CEO Pay Decreased in 2022 for the First Time in at Least Three Years

The numbers contrast sharply with increases as high as 35% in 2021.

After receiving substantial pay increases in 2021, CEOs saw their income drop in 2022, according to Gallagher’s new report, “CEO and Executive Compensation Trends: 2023 Edition”.

The study of more than 2,830 companies found that in 2022, CEO pay decreased 7.3% and 2.7% for the overall Russell 3000® and S&P 500® indices, respectively — starkly contrasting with increases of 35.5% and 18.7% for 2021. (CEO pay increased 0.1% and 3.4% in 2020.)

“Weaker annual and long-term incentive awards contributed to a reversal in total compensation trends, and poorer stock performances accounted for much of the decline in CEO pay in 2022, because CEO compensation is often tied partly to investor returns,” James Reda, managing director of the Executive Compensation Consulting practice at Gallagher, a global insurance brokerage, risk management, and consulting services firm, said in a statement. “In particular, bonus payouts dropped noticeably for all sizes of companies. Long-term incentive (LTI) values bumped up slightly higher for companies with revenue below $1 billion. However, larger companies with revenue of $1 billion and higher showed reduced levels of LTI.”

According to the study, compensation committees in 2022 responded to economic conditions, regulatory changes, and shareholder scrutiny — all factors that led to worries about a potential recession and lower profits. As a result, executive pay increases became a concern at many companies. Given global stock market performance, the fact that annual and long-term incentives weakened last year demonstrates the pay-for-performance model is working at most companies, Gallagher researchers said.

Breaking down the numbers

While Russell 3000 CEO pay decreased by 7.3% in 2022, incumbent CEO pay decreased at a slightly lower rate of 7.1%. Contrary to Russell 3000 companies, incumbent CEO pay at S&P 500 companies actually increased slightly, by 0.5% year-over-year.

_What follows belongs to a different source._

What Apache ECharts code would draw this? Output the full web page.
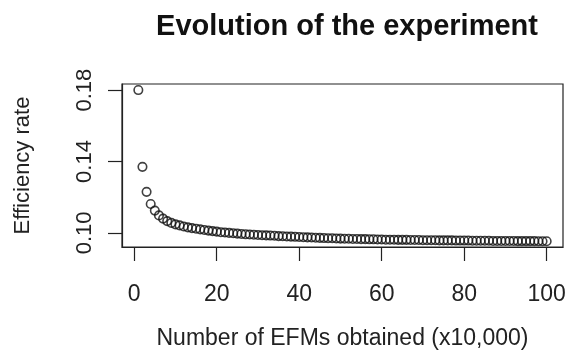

This difference suggests that companies continue to reward and strive to retain successful CEOs who can navigate the volatile business climate, according to the report. New CEOs hired into the role (either internally or externally) are less likely to receive the same level of compensation as their more tenured predecessors.

Meanwhile, unlike for CEOs, pay for other named executive officers (NEOs) remains headed in the positive direction, according to the report. Median pay for these executives saw small increases of 1.8% and 5.6% for the overall Russell 3000 and S&P 500 indices.

This NEO pay increases, contrasted with decreases for CEOs, suggests that the gap between CEOs and NEOs may be tightening.

“In 2024, compensation committees must balance the need to compete for top talent, reward performance, and avoid overpaying executives,” Reda said. “In addition, compensation committees cannot ignore how employees and the public will perceive their decisions.”